Exercise: What is the number of lines holding the word "code"? Give that number alone.

'''

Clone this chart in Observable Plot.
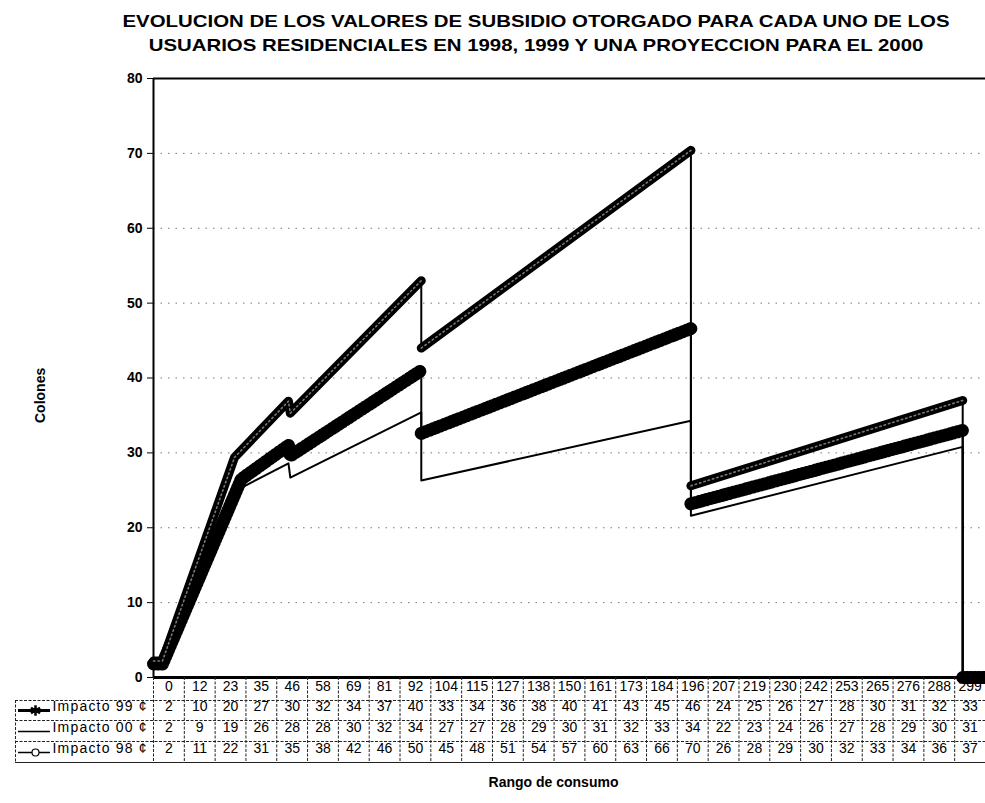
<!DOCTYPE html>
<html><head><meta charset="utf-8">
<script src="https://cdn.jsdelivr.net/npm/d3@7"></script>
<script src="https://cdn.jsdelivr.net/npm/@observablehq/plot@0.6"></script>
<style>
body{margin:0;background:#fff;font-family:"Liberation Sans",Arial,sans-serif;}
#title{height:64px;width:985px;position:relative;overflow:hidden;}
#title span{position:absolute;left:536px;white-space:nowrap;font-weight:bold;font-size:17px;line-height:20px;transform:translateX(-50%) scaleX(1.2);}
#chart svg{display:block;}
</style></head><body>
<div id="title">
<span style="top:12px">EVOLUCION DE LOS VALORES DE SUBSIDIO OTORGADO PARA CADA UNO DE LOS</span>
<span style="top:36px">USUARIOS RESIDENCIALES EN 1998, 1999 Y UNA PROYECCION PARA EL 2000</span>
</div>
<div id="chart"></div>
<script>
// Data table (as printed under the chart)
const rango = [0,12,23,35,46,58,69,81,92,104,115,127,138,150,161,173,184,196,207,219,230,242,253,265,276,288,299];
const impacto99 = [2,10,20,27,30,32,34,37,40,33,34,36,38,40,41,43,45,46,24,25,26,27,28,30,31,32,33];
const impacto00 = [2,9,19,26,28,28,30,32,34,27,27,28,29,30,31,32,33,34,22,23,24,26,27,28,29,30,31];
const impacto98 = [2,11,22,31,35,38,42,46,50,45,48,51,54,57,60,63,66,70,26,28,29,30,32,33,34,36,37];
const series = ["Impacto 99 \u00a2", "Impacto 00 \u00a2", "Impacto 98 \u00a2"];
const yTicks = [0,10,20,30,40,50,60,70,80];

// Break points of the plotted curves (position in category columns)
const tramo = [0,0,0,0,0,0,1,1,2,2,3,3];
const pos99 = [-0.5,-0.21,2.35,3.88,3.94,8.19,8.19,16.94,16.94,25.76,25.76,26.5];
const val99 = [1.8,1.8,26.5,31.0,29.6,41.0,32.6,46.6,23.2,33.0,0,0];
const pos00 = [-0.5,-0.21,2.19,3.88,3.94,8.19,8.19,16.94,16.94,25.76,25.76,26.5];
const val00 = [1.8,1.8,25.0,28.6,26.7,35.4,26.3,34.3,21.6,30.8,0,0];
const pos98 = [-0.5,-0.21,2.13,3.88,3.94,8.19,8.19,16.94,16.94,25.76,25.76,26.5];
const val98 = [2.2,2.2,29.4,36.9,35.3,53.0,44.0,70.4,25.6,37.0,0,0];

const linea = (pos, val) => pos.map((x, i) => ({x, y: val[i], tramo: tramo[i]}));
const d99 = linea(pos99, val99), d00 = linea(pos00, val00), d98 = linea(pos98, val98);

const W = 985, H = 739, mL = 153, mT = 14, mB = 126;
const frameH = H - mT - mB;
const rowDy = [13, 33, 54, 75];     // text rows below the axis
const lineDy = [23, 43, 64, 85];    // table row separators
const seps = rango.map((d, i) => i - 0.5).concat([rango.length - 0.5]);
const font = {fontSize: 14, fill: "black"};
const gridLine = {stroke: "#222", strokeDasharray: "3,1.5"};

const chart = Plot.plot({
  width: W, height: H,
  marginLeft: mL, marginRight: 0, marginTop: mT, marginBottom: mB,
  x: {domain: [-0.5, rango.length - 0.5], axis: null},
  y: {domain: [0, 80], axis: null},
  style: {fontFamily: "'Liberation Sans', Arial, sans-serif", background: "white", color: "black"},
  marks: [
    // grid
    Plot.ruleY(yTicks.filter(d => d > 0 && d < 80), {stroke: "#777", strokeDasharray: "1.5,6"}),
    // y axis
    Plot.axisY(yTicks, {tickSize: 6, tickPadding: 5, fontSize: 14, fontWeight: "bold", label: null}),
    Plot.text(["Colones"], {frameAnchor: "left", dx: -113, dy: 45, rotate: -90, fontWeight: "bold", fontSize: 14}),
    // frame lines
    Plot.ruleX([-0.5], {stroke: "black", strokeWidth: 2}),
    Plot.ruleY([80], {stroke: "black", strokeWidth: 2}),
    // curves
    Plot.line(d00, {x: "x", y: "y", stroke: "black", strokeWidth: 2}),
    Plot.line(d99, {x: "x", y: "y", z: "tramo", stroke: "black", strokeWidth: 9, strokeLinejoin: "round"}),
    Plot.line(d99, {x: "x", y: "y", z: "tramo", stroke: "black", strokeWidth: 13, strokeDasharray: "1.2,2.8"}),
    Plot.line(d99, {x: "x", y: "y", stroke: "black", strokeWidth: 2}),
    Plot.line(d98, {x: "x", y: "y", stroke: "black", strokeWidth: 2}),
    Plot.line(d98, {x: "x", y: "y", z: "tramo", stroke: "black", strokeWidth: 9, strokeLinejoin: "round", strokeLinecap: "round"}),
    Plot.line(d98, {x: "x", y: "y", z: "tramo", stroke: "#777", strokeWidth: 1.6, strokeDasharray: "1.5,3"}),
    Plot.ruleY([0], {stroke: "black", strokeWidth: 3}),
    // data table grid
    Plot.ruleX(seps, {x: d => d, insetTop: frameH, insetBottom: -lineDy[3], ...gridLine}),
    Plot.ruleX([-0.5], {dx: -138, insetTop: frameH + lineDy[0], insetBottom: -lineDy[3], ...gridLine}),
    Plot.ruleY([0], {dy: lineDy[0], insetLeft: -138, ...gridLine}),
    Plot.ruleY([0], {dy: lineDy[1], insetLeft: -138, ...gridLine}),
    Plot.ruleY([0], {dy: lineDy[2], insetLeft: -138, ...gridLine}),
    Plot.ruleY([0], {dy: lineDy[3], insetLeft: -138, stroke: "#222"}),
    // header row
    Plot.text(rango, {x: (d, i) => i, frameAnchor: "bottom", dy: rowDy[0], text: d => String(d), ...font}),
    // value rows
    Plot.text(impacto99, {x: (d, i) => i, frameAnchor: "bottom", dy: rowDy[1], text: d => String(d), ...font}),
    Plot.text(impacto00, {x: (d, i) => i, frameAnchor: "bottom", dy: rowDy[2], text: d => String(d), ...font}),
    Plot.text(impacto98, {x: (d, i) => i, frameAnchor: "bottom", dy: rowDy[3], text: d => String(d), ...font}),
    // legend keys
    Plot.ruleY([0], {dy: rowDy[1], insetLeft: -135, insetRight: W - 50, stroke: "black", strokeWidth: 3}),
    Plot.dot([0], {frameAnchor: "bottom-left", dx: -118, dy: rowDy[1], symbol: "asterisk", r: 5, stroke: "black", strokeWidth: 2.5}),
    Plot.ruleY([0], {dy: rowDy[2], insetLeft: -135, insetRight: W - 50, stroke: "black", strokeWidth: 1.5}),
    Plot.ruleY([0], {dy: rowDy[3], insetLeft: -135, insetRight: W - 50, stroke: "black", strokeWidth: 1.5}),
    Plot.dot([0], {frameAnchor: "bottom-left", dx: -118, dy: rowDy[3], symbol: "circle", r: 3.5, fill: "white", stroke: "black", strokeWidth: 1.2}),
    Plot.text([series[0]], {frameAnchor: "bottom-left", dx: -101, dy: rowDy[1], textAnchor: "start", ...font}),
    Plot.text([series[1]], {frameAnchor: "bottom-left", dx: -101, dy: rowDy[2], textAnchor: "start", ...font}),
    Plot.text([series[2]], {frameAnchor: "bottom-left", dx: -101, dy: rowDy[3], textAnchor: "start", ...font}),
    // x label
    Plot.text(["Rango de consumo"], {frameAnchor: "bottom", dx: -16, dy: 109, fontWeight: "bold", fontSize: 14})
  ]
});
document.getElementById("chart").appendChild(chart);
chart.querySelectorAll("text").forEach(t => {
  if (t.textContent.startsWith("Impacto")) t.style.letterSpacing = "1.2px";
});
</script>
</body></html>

'''
'''

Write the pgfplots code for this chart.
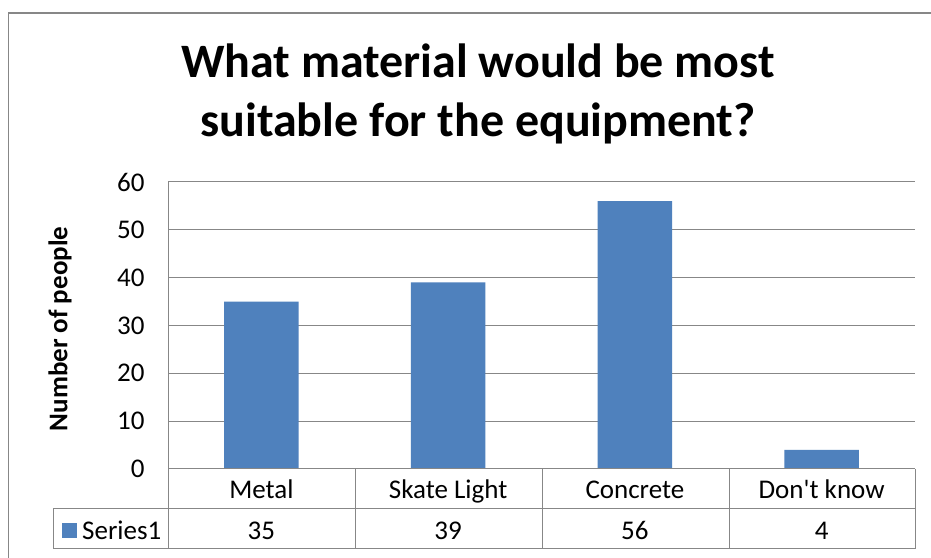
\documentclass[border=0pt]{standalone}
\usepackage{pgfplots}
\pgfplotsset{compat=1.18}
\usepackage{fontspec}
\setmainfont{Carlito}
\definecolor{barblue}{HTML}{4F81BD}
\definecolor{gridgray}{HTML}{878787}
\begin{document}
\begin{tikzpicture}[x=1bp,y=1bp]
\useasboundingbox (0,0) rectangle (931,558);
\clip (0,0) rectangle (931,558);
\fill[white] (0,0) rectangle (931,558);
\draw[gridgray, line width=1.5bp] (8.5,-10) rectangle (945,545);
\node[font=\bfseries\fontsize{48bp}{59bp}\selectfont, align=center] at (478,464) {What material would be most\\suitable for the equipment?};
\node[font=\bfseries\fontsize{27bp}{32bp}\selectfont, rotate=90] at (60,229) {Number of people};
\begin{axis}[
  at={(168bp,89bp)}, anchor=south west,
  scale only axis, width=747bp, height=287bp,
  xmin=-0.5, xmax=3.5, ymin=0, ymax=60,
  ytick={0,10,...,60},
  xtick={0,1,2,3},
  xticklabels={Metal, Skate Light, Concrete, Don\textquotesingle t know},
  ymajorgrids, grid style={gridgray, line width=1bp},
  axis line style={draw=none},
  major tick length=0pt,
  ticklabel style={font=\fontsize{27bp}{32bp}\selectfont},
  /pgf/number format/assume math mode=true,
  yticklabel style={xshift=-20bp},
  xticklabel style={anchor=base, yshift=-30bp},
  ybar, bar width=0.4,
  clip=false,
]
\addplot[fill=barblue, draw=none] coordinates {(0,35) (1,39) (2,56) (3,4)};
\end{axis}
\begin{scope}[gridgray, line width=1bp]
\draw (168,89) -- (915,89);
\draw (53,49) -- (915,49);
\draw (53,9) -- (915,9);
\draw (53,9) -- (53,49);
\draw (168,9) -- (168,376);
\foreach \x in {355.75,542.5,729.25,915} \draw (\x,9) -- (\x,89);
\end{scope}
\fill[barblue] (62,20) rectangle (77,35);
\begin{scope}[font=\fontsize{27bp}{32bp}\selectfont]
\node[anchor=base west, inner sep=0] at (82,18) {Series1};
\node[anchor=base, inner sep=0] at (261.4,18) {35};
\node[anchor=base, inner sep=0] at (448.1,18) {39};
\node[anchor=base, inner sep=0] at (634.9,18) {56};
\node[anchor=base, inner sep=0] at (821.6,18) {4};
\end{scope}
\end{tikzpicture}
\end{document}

'''
'''

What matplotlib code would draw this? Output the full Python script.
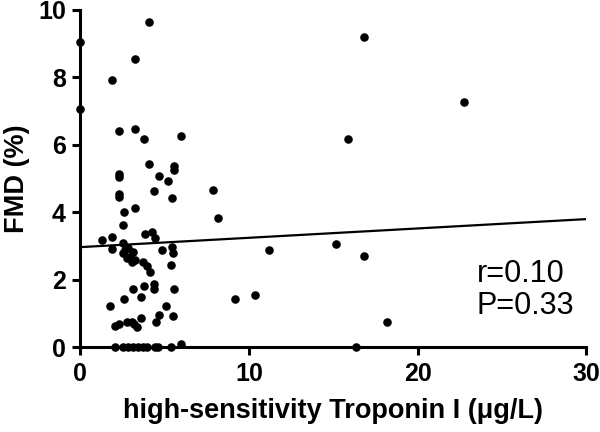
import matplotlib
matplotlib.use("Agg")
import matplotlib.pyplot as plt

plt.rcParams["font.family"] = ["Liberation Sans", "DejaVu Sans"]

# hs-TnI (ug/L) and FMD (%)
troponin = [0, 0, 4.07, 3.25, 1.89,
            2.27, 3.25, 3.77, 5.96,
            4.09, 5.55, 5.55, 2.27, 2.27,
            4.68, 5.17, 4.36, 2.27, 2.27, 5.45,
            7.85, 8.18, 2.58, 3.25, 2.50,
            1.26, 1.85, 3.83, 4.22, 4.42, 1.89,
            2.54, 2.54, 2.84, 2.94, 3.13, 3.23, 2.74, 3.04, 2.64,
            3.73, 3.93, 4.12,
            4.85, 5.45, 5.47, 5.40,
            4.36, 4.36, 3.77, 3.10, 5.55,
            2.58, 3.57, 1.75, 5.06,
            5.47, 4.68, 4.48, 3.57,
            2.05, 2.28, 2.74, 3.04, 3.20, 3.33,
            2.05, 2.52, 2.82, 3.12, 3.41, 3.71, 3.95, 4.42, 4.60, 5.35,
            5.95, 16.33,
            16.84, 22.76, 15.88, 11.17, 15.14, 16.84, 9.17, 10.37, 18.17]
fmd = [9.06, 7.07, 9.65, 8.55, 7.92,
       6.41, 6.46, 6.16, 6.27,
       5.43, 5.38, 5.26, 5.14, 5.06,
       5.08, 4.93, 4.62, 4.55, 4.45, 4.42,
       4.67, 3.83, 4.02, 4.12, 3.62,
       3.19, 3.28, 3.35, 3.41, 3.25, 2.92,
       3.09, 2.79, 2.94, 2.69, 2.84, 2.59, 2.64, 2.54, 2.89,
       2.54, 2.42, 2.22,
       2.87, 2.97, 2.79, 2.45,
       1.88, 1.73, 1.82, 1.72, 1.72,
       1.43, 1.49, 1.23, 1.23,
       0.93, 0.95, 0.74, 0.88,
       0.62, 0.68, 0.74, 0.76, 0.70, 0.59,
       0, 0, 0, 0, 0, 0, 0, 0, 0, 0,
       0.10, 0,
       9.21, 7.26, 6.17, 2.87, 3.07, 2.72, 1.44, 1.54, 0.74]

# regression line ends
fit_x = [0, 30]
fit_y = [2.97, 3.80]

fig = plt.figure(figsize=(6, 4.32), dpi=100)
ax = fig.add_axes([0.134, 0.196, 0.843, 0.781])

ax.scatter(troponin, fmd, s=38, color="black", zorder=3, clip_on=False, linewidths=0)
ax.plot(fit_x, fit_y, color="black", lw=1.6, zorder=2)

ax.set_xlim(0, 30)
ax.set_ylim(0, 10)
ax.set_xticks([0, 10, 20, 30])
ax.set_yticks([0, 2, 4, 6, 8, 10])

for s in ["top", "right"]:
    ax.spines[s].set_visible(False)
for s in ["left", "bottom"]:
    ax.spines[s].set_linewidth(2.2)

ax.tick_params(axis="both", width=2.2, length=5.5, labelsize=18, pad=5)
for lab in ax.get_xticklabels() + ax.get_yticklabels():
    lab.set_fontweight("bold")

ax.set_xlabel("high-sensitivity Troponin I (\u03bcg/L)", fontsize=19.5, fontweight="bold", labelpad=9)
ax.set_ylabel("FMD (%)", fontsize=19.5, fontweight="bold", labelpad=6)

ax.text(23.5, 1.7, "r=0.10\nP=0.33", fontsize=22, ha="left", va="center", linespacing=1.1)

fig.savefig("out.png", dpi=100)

'''

Solution for this problem: 2